Overall, nonresponse in surveys has been growing in recent years and is increasingly a consideration in the interpretation of reported results. Media stories typically do not provide the response rate, even though these can be well under 50 percent. When the results are important to you, always try to learn what the nonresponse rate is and what has been done about it.
Keep Your Eye on What is Being Estimated
It is common for political polls to quote a margin of error of plus or minus 3 percent. It might happen, however, that in two separate polls between Jones and Smith in the same week one might have Jones ahead by 2 percent in one poll while the other poll might have Jones ahead by 10 percent. How can this be?
A misleading feature of most current media stories on political polls is that they report the margin of error associated with the proportion favoring one candidate, not the margin of error of the lead of one candidate over another. To illustrate the problem, suppose one poll finds that Mr. Jones has 45 percent support, Ms. Smith has 41 percent support, 14 percent are undecided, and there is a 3 percent margin of error for each category.

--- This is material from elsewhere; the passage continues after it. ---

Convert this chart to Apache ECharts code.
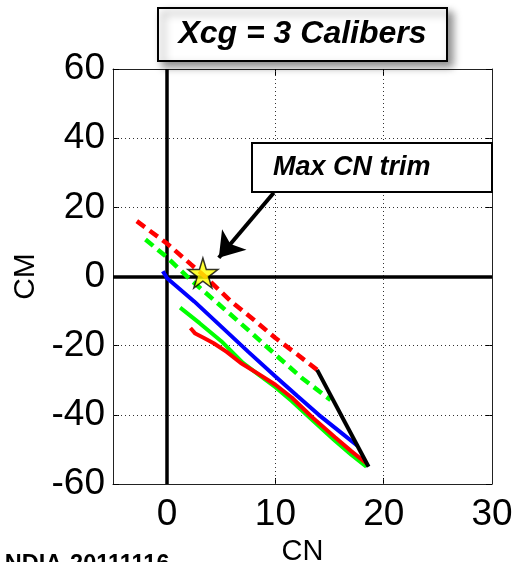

If we note that Mr. Jones might have anywhere from 42 percent to 48 percent support in the voting population and Ms. Smith might have anywhere from 38 percent to 44 percent support, then it would not be terribly surprising for another poll to report anything from a 10-point lead for Mr. Jones (such as 48 percent to 38 percent) to a 2-point lead for Ms. Smith (such as 44 percent to 42 percent).
In more technical terms, a law of probability dictates that the difference between two uncertain proportions (e.g., the lead of one candidate over another in a political poll in which both are estimated) has more uncertainty associated with it than either proportion alone.
Accordingly, the margin of error associated with the lead of one candidate over another should be larger than the margin of error associated with a single proportion, which is what media reports typically mention (thus the need to keep your eye on what's being estimated!).
Until media organizations get their reporting practices in line with actual variation in results across political polls, a rule of thumb is to multiply the currently reported margin of error by 1.7 to obtain a more accurate estimate of the margin of error for the lead of one candidate over another. Thus, a reported 3 percent margin of error becomes about 5 percent and a reported 4 percent margin of error becomes about 7 percent when the size of the lead is being considered.
Where Can I Get More Information
There is a lot more to be said about the use of the term "margin of error." Surprisingly, there is even some controversy about its meaning. For those interested in reading more about this controversy, a Sunday, June 14, 1998, "Unconventional Wisdom" column by Richard Morin in The Washington Post may be a good start.
With most polls still by telephone, there are many nonsampling error issues that could arise and overwhelm sampling error considerations like those embodied in the margin of error. Chapter 4 has more to say on these.